=== PROVIDED ENTRIES ===

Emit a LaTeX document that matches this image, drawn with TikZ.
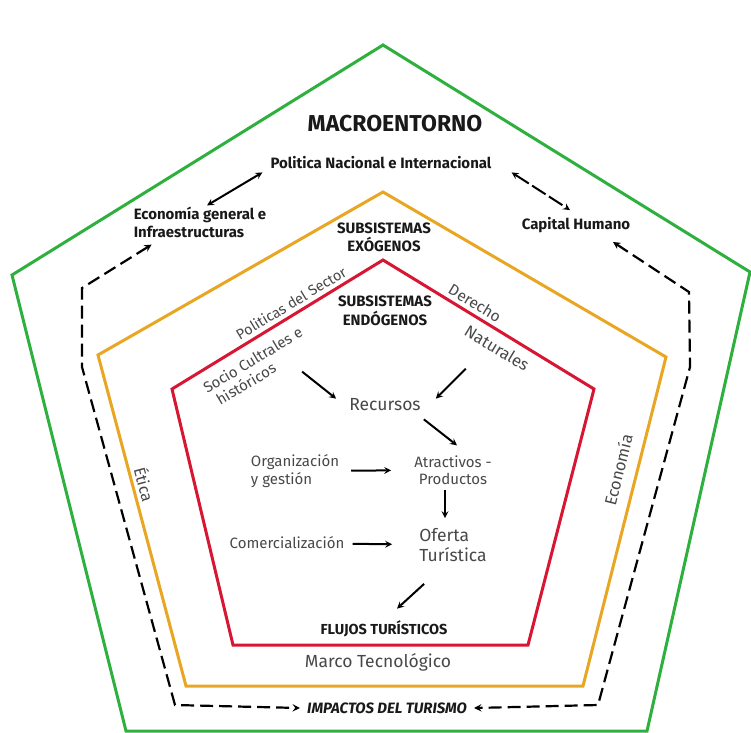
\documentclass[tikz,border=0pt]{standalone}
\usepackage{fontspec}
\setmainfont{Fira Sans}
\usepackage{tikz}
\usetikzlibrary{calc, arrows, positioning}
\definecolor{verde}{RGB}{46, 176, 62}
\definecolor{naranja}{RGB}{233, 166, 35}
\definecolor{rojo}{RGB}{214, 22, 50}
\definecolor{gris}{RGB}{72, 72, 72}
\newcommand{\letra}[2]{\fontsize{#1}{#2}\selectfont}
\tikzset{
    textnode/.style = {draw=none, fill=none, rectangle, inner sep=0em, node distance=0em, text=gris, align=center},
    boldnode/.style = {draw=none, fill=none, rectangle, inner sep=0em, node distance=0em, text=black!90, align=center},
    connect/.style = {black, line width=2pt, ->, >=stealth},
    bothconnect/.style = {black, line width=2pt, <->, >=stealth},
    dashconnect/.style = {black, line width=2.2pt, <->, >=stealth, dash pattern=on 13pt off 6pt},
    pentagon/.style = {line width=3pt, line join=miter}
}

\begin{document}
\begin{tikzpicture}[x=1pt, y=-1pt]
\useasboundingbox (0,0) rectangle (751,732);

% los tres pentagonos
\draw [pentagon, verde] (383,45) -- (750,272) -- (647,731) -- (126,731) -- (12,275) -- cycle;
\draw [pentagon, naranja] (383,192) -- (666,357) -- (583,686) -- (186,686) -- (98,355) -- cycle;
\draw [pentagon, rojo] (383,260) -- (594,389) -- (528,645) -- (233,645) -- (172,389) -- cycle;

% macroentorno
\node [boldnode, name=macro, font=\letra{23}{26}\bfseries] at (395,124) {MACROENTORNO};
\node [boldnode, name=pol, font=\letra{15}{18}\bfseries] at (381,163) {Politica Nacional e Internacional};
\node [boldnode, name=eco, font=\letra{15}{18}\bfseries, align=left] at (200,222) {Economía general e\\Infraestructuras};
\node [boldnode, name=cap, font=\letra{15}{18}\bfseries] at (576,225) {Capital Humano};
\node [boldnode, name=imp, font=\letra{15}{18}\bfseries\itshape] at (387,708) {IMPACTOS DEL TURISMO};

% subsistemas exogenos
\node [boldnode, name=exo, font=\letra{15}{18}\bfseries] at (384,237) {SUBSISTEMAS\\EXÓGENOS};
\node [textnode, name=sector, font=\letra{14.5}{16}, rotate=31] at (291,303) {Politicas del Sector};
\node [textnode, name=der, font=\letra{15.5}{16}, rotate=-31] at (475,303) {Derecho};
\node [textnode, name=eti, font=\letra{16}{16}, rotate=-75] at (145,484) {Ética};
\node [textnode, name=econ, font=\letra{16.5}{16}, rotate=76] at (618,470) {Economía};
\node [textnode, name=marco, font=\letra{17.5}{18}] at (378,662) {Marco Tecnológico};

% subsistemas endogenos
\node [boldnode, name=endo, font=\letra{15}{19}\bfseries] at (385,311) {SUBSISTEMAS\\ENDÓGENOS};
\node [textnode, name=socio, font=\letra{15}{17}, rotate=31, align=left] at (257,367) {Socio Cultrales e\\\hspace*{5pt}históricos};
\node [textnode, name=nat, font=\letra{16.5}{16}, rotate=-31] at (497,348) {Naturales};
\node [textnode, name=rec, font=\letra{17.5}{18}] at (385,405) {Recursos};
\node [textnode, name=atr, font=\letra{15}{17}] at (453,470) {Atractivos -\\Productos};
\node [textnode, name=org, font=\letra{15}{18}, align=left] at (295,471) {Organización\\y gestión};
\node [textnode, name=ofe, font=\letra{17.5}{20}, align=left] at (453,545) {Oferta\\Turística};
\node [textnode, name=com, font=\letra{15}{18}] at (287,543) {Comercialización};
\node [boldnode, name=flu, font=\letra{14.5}{16}\bfseries] at (384,629) {FLUJOS TURÍSTICOS};

% flechas interiores
\draw [connect] ($(rec.north west)+(-47,-27)$) -- ($(rec.north west)+(-13,0)$);
\draw [connect] ($(rec.north east)+(45,-30)$) -- ($(rec.north east)+(15,0)$);
\draw [connect] ($(rec.south east)+(3,8)$) -- ($(atr.north)+(4,-10)$);
\draw [connect, shorten <=12pt, shorten >=23pt] (org) -- (atr);
\draw [connect] ($(atr.south)+(-8,5)$) -- ($(ofe.north)+(-8,-10)$);
\draw [connect, shorten <=8pt, shorten >=27pt] (com) -- (ofe);
\draw [connect] ($(ofe.south west)+(5,22)$) -- ($(flu.north)+(13,-12)$);

% flechas del macroentorno
\draw [bothconnect] ($(eco.north)+(7,-1)$) -- ($(pol.south west)+(-8,3)$);
\draw [bothconnect, dash pattern=on 16pt off 4pt] ($(pol.south east)+(20,3)$) -- ($(cap.north)+(-6,-7)$);
\draw [dashconnect] ($(eco.south west)+(18,7)$) -- (82,288) -- (82,367) -- (175,705) -- ($(imp.west)+(-7,0)$);
\draw [dashconnect] ($(cap.south)+(37,9)$) -- (689,292) -- (690,367) -- (598,705) -- ($(imp.east)+(7,0)$);
\end{tikzpicture}
\end{document}
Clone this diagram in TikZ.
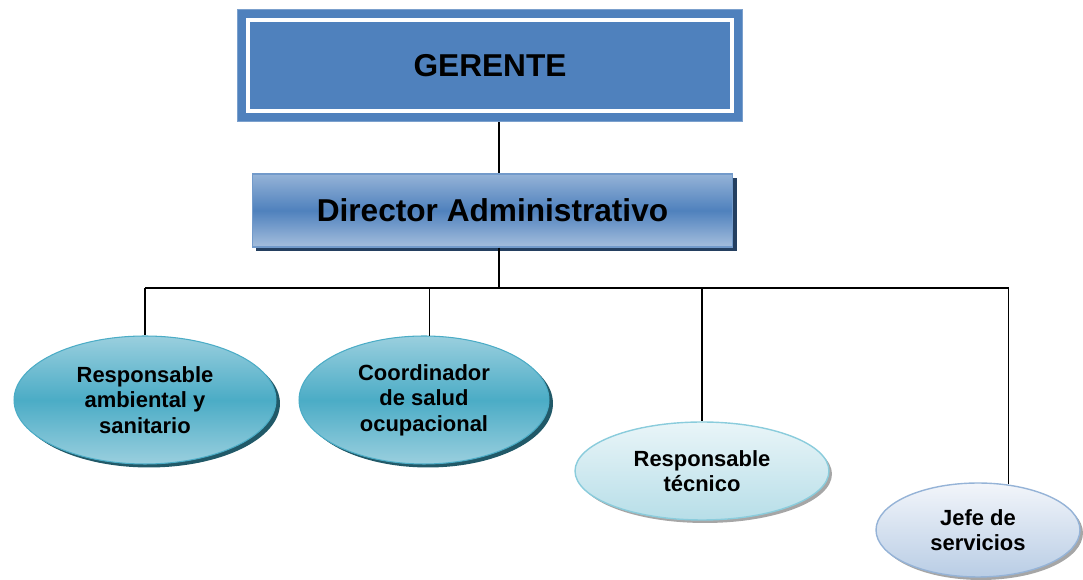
\documentclass[tikz,border=0pt]{standalone}
\usepackage{fontspec}
\setmainfont{Liberation Sans}
\usetikzlibrary{shapes.geometric,shadows}

\definecolor{gerblue}{HTML}{4F81BD}
\definecolor{dirlight}{HTML}{95B3D7}
\definecolor{dirshadow}{HTML}{243F60}
\definecolor{tealmid}{HTML}{4BACC6}
\definecolor{teallight}{HTML}{9ACFDE}
\definecolor{tealshadow}{HTML}{215968}
\definecolor{cyanpale}{HTML}{E9F5F8}
\definecolor{cyanlow}{HTML}{B7DEE8}
\definecolor{cyanedge}{HTML}{8ACCDC}
\definecolor{bluepale}{HTML}{F2F5FA}
\definecolor{bluelow}{HTML}{B9CDE5}
\definecolor{blueedge}{HTML}{95B3D7}
\definecolor{greyshadow}{HTML}{A6A6A6}

\begin{document}
\begin{tikzpicture}[x=0.02cm,y=-0.02cm,
    bigtext/.style={font=\bfseries\fontsize{18}{21}\selectfont},
    smalltext/.style={font=\bfseries\fontsize{12.5}{14.6}\selectfont,align=center},
    tealoval/.style={ellipse,smalltext,inner sep=0pt,draw=tealmid,line width=0.6pt,
        top color=teallight,bottom color=teallight,middle color=tealmid,
        drop shadow={shadow xshift=0.08cm,shadow yshift=-0.07cm,fill=tealshadow,opacity=1}},
    paleoval/.style={ellipse,smalltext,inner sep=0pt,line width=0.8pt,
        drop shadow={shadow xshift=0.06cm,shadow yshift=-0.06cm,fill=greyshadow,opacity=1}},
    link/.style={line width=0.8pt,black}]
    \useasboundingbox (0,0) rectangle (1083,580);

    % top box
    \node[bigtext,rectangle,fill=gerblue,draw=gerblue!75!white,line width=0.6pt,
        minimum width=10.1cm,minimum height=2.24cm] (ger) at (490,65.5) {GERENTE};
    \draw[white,line width=0.09cm] ([xshift=0.22cm,yshift=-0.22cm]ger.north west)
        rectangle ([xshift=-0.22cm,yshift=0.22cm]ger.south east);

    \node[bigtext,rectangle,draw=gerblue!80!white,line width=0.6pt,
        top color=dirlight,bottom color=dirlight!85!white,middle color=gerblue,
        minimum width=9.62cm,minimum height=1.46cm,
        drop shadow={shadow xshift=0.08cm,shadow yshift=-0.08cm,fill=dirshadow,opacity=1}]
        (dir) at (492.5,210.5) {Director Administrativo};

    % lower level
    \node[tealoval,minimum width=5.24cm,minimum height=2.56cm] (amb) at (145,400)
        {Responsable\\ambiental y\\sanitario};
    \node[tealoval,minimum width=5.0cm,minimum height=2.56cm] (sal) at (424,400)
        {Coordinador\\de salud\\ocupacional};
    \node[paleoval,draw=cyanedge,top color=cyanpale,bottom color=cyanlow,
        minimum width=5.08cm,minimum height=1.96cm] (tec) at (702,471)
        {Responsable\\técnico};
    \node[paleoval,draw=blueedge,top color=bluepale,bottom color=bluelow,
        minimum width=4.08cm,minimum height=1.88cm] (jef) at (978,530)
        {Jefe de\\servicios};

    % connectors
    \coordinate (trunk) at (499,288);
    \draw[link] (trunk |- ger.south) -- (trunk |- dir.north);
    \draw[link] (trunk |- dir.south) -- (trunk);
    \draw[link] (amb.north |- trunk) -- (jef.56 |- trunk);
    \draw[link] (amb.north |- trunk) -- (amb.north);
    \draw[link] (sal.85 |- trunk) -- (sal.85);
    \draw[link] (tec.north |- trunk) -- (tec.north);
    \draw[link] (jef.56 |- trunk) -- (jef.56);
\end{tikzpicture}
\end{document}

===

Give again, please, precisely the lines that begin the records and run through the line with "(0,0) rectangle (751,732);" in it, keeping both end lines and dropping any pictures.

Emit a LaTeX document that matches this image, drawn with TikZ.
\documentclass[tikz,border=0pt]{standalone}
\usepackage{fontspec}
\setmainfont{Fira Sans}
\usepackage{tikz}
\usetikzlibrary{calc, arrows, positioning}
\definecolor{verde}{RGB}{46, 176, 62}
\definecolor{naranja}{RGB}{233, 166, 35}
\definecolor{rojo}{RGB}{214, 22, 50}
\definecolor{gris}{RGB}{72, 72, 72}
\newcommand{\letra}[2]{\fontsize{#1}{#2}\selectfont}
\tikzset{
    textnode/.style = {draw=none, fill=none, rectangle, inner sep=0em, node distance=0em, text=gris, align=center},
    boldnode/.style = {draw=none, fill=none, rectangle, inner sep=0em, node distance=0em, text=black!90, align=center},
    connect/.style = {black, line width=2pt, ->, >=stealth},
    bothconnect/.style = {black, line width=2pt, <->, >=stealth},
    dashconnect/.style = {black, line width=2.2pt, <->, >=stealth, dash pattern=on 13pt off 6pt},
    pentagon/.style = {line width=3pt, line join=miter}
}

\begin{document}
\begin{tikzpicture}[x=1pt, y=-1pt]
\useasboundingbox (0,0) rectangle (751,732);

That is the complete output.